Arena rock wasn’t so much about a genre but a style that sounded best in huge halls. Screaming guitars and power ballads along with the rump-shaking drum solos had a home.
Then, the commercialism of MTV beckoned and some of the highest selling arena rockers of all time lost their touch. These bands sold out to fit the mold instead of staying true to their roots, recording hit records that long-time fans didn’t recognize.
My first arena concert was REO Speedwagon at the Ohio Center in Columbus in March of 1983. I can still remember the encore of “Ridin’ the Storm Out” like it was yesterday. School dances and skating parties echoed with the sounds of Foreigner and Heart.
And each of these groups recorded an album in the eighties that would satisfy the MTV generation, but leave me asking “Is that really them?”
In 1980, Hi Infidelity was REO’s first number one album. Just a few years later, REO Speedwagon choked with “Can’t Fight This Feeling” from their 1984 album Wheel’s Are Turnin’. Was it the popularity of “Keep on Lovin’ You” from Hi Infidelity that turned REO Speedwagon into balladeers?
These songs don’t even come close to the power ballad status of “Time for Me to Fly” from 1978’s You Can Tune A Piano But You Can’t Tuna Fish. This classic power ballad came in the middle of sets including “Roll With the Changes” and “Keep Pushin'”. The obligatory Gary Richrath guitar solo in the middle of the new ballads seemed an afterthought.
If “Can’t Fight This Feeling” wasn’t enough evidence that REO Speedwagon had lost their seventies arena rock star status, 1987’s “In My Dreams” sealed their fate.
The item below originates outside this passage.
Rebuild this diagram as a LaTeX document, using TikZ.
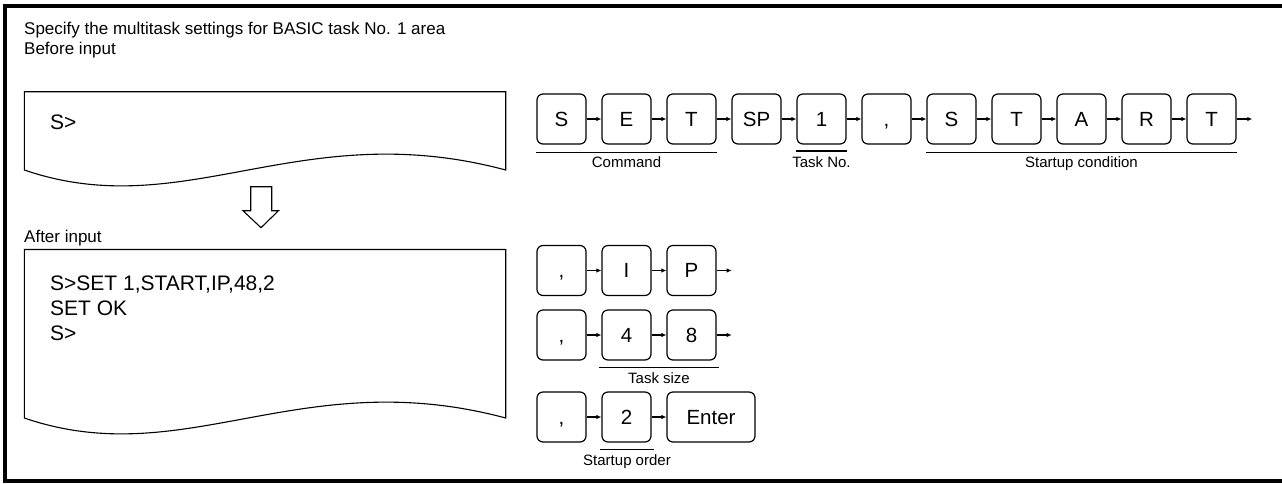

Foreigner eased into the MTV age with their gospel-tinged “I Want to Know What Love Is” from Agent Provocateur, released in late 1984. While the video was one of the biggest MTV hits of 1985 and the single was at the top of the charts, album sales were much lower than the previous 4 or even their debut album Foreigner.
There is a school of thought that 1981’s “Waiting for a Girl Like You” from the Mutt Lange-produced 4 could have been the downturn. Foreigner primarily stayed true to arena rock star form with the rest of the album, including “Urgent” and “Jukebox Hero”, so a single power balled was accepted and forgiven.
While there it is virtually impossible to not recognize Ann Wilson’s powerful vocals, Heart’s self-titled 1985 album was NOT Dreamboat Annie or Little Queen.
“What About Love”, “These Dreams” and “Never” all featured Nancy Wilson’s unequaled guitar skills and Ann’s inimitable voice, but they all sounded like the hits being pumped out by every eighties hair band.
In the arena rock era, Ann and Nancy Wilson were selling out arenas with the “big boys” with the power of hits such as “Barracuda”, “Magic Man” and “Crazy on You”.
On the Heart official website, Ann Wilson states “We were definitely making a devil’s bargain in the Eighties…it did allow us to transit over a period when we could have fallen into a black hole. But we wouldn’t want to go back there and make any more music we don’t feel totally connected to.”
I’m glad to know I’m not the only one who feels that way.